I can hardly believe this little darlin is all mine. I love spending my days with him. I honestly find him to be a complete joy. He is so precious and my prayers surround him as I watch him growing and changing each day. There can be a hole of fear or worry about his future...sometimes I can't stop picturing all the things that "could" happen to him...but I try to stop and surrender that to Jesus. I pray that Malachi finds Jesus at a young age. Danny and I were talking about our hopes for Malachi...because at this point we don't know what he will be like in personality or how he will develop as a little boy...but I pray for him to know and love Jesus, to be a good friend, to stand up for the good and the right, to be a defender of the weak and to continue to be a happy, healthy joy to everyone he meets and knows. 

Friday 8 May 2015

Sunshine for days!

Well my little darlin is fast asleep! He's been coughing and pretty nasal-y lately, but it hasn't hindered his mood! He's the happiest little guy! I wish I could bottle up all his screeches, coos and talking! I've been trying to record them, but really, it's nothing like the live show! I love that guy!

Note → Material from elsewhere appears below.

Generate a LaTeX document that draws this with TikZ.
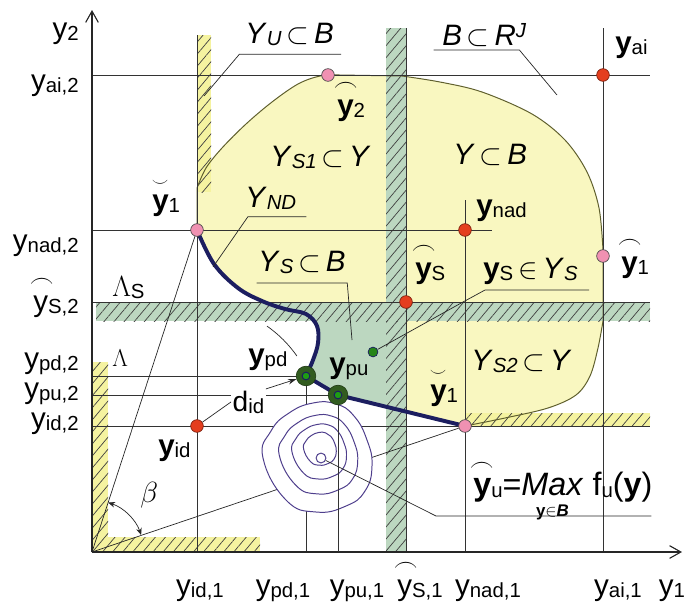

He is 19 weeks old today! Wowza! I can hardly believe its been that long, and as much as I can remember that early newborn stage...it even feels like so long ago. I held a darlin little newborn the other day and another baby who was a little over a month and I couldn't believe the difference! They are so fragile and tiny! I am so glad Malachi is growing into his long body.
(First walk in the full on sunshine, no blankets...and a few seconds later no SOCKS!)

Besides loving being a Mom, I am thrilled that the long, snowy winter is over. I'll never forget this winter. It was definitely the BEST of my life! So many cozy days together, so, so SO much snow though! It just this week finally completely melted. I surprised Danny with having our deck all set up for the summer when he got home so him and Malachi could get a little snuggle in!
From this 2 weeks ago:
To this 2 days ago:
We are blessed to have these two special (Grand) Mothers who love Malachi (and us too)
 and the more I realize how true the quote is---
“Making the decision to have a child - it is momentous. It is to decide forever to have your heart go walking around outside your body. ” 

My reflections on being a Mom change almost every day. I sometimes can't help tears from falling when its difficult to express just how much I love my boy. I have enjoyed every single day with him. I find it hard to talk about Mother's Day because for some its a day of reminder that they are waiting for many different things. I am excited though to celebrate my first one. Mostly I can't wait to go for a drive and grab a Starbucks and be with my two fave people! The role of Mama is one that I honestly wasn't anticipating as much as I was anticipating being a Wife...but my life will never, EVER be the same without these two guys who gave me both roles. So happy Mother's Day to all who celebrate their own Moms, may it be filled with love and comfort to all.

My prayer of thanks for the heritage both Danny and I have and for what Malachi has.
Psalm 71:5-6
O Lord, You alone are my hope. I've trusted You, O Lord, from childhood.
Yes, You have been with me from birth;
from my mother`s womb You have cared for me.